Here’s a simplified version of the type of reasoning involved. With a thousand people in the poll and a real underlying probability of 0.5, the standard deviation of the poll result would be sqrt(0.5*(1-0.5)/1000) = 0.0158 or 1.58% (this is a known result for the binomial distribution, which describes things like repeated coint tosses). 95% of the time the result is within approximatedly two standard deviations. This is not precisely how a margin of error is computed, but it gives the flavor and yields answer near 3%.

Here’s a rule of thumb that’s mostly good enough. Take the square root of the number of people in the survey. That’s the margin of error. If you take a survey of 1000 people, the margin of error is 32 people, or 3.2%. 95% of the time, your poll will be within 3.2% of the real percentage. Notice then that to make the survey 10 times as accurate, you would have to survey 100 times as many people. If you did a survey of 100,000 people, your margin of error would then be 316 people, or .32%.

That’s a nice rule of thumb, and corresponds exactly to the approximation above. Note that it depends on a roughly 1:1 split. I works reasonably well over a broad range: 0.4*(1-0.4)=0.24, as compared to 0.5*(1-0.5)=0.25, and even for 0.3 the number is 0.21. However, using this, for example, to compute the margin of error for the fraction of Nader voters would give seriously misleading results.

And just to beat a point to death, “margin of error”, all by itself is meaningless. The full description includes both margin of error and confidence level.

Speaking just of margin of error without the confidence level is like talking about a fraction and only mentioning the numerator without disclosing the denominator.

It’s a statistical convention to assume the confidence level is 95% if unstated, but that’s just a convention.

Particularly in things political, there’s an awful lot of lying that occurs by telling the truth, but only only half the whole story and leaving the audience to assume the other half. By careful arrangement of the two halves, they can simultaneously “tell the truth” and be totally misleading. Provides good plausible deniability while still giving all the spin desired.

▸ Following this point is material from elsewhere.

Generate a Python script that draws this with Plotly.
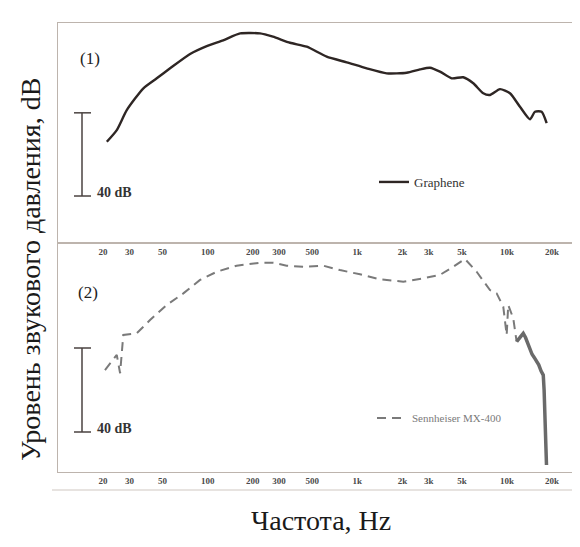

Well, you are close on the “covers its ass” thing.

If you run a poll and are willing to be wrong one time in 20 when making a prediction based on the poll results then you use a 95% confidence table to find the limits of error. For example if your poll determines that candidate A gets 45% support the table says that you will be right 95 times of of 100 if you state that A’s true percent support is between 42% and 48%.

If you want to be right 99 times out of 100 then your statement will be that A’s support is between 41% and 49%.

That is, the more you want to make correct statements the wider your limits have to be so that you can be more sure that the true support for A will be within the limits you state.

The 3% error only applies to results than are in the vicinity of 50-50 and for a sample size of 1000 poll responders. For example if A only gets 30% then your 95% confidence statement is that A’s support is between 27% and 30% which is an error of 10% of the 30% figure.

If support for A is in the Nader zone, say 3% then your statement would be that the true support is between 2% and 4% or 33% of the poll’s 3%.

The statistical tables are based on the assumption of a sample that is actually representative of the general population and that the responders told the truth.